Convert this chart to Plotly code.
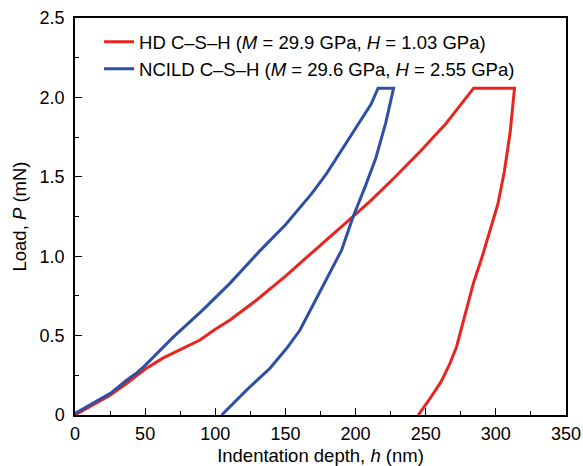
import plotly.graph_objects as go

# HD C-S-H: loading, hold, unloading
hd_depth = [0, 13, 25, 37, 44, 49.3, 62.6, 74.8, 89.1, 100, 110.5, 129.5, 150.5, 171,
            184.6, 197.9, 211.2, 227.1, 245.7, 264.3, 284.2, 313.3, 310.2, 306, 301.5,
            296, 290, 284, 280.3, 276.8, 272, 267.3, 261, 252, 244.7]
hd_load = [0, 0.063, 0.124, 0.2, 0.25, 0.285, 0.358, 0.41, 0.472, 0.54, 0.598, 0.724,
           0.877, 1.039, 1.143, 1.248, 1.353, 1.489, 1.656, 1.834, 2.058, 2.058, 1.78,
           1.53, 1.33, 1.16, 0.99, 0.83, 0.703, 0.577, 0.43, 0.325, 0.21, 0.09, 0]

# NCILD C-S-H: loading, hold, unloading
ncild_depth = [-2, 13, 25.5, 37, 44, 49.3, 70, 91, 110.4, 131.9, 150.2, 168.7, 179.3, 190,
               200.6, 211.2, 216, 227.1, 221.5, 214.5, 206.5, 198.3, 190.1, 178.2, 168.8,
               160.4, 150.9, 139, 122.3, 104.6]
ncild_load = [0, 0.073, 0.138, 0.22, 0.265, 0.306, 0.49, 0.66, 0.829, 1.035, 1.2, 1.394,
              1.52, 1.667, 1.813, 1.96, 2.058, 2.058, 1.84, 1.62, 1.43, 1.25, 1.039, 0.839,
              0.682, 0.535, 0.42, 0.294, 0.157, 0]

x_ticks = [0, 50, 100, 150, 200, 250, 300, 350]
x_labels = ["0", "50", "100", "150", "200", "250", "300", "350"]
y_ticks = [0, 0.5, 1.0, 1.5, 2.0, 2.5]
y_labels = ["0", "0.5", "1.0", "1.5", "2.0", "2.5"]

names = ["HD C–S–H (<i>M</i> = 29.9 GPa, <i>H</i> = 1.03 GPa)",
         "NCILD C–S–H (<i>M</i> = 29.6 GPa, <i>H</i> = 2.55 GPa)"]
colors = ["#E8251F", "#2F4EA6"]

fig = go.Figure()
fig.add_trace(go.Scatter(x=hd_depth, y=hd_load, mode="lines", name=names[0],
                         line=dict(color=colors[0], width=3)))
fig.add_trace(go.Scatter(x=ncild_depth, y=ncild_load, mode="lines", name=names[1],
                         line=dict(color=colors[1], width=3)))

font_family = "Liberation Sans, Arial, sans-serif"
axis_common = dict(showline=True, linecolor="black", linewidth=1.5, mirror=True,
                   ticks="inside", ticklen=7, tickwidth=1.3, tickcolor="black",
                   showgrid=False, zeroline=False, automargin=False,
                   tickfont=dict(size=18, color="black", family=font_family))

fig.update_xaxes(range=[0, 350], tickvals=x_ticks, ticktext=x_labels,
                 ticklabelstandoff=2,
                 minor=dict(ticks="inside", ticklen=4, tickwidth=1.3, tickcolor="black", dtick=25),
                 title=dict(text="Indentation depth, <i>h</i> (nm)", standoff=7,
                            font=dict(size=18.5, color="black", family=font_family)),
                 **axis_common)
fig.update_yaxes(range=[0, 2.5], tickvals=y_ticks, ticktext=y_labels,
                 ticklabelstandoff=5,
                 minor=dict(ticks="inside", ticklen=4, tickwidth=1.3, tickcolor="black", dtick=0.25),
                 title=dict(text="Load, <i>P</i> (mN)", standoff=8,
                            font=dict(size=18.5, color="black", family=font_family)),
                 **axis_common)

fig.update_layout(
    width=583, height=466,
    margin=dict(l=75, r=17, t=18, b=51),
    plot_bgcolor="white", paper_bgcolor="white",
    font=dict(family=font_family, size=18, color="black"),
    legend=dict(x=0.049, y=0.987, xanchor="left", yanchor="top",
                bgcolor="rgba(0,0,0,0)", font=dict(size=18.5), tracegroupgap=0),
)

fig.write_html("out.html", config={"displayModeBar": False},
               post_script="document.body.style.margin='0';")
───
SET TASK
Write out nothing but the lines from the start of the data through the line with "import plotly.graph_objects as go". Leave out the pictures.

RESPONSE TO THE EXERCISE
Convert this chart to Plotly code.
import plotly.graph_objects as go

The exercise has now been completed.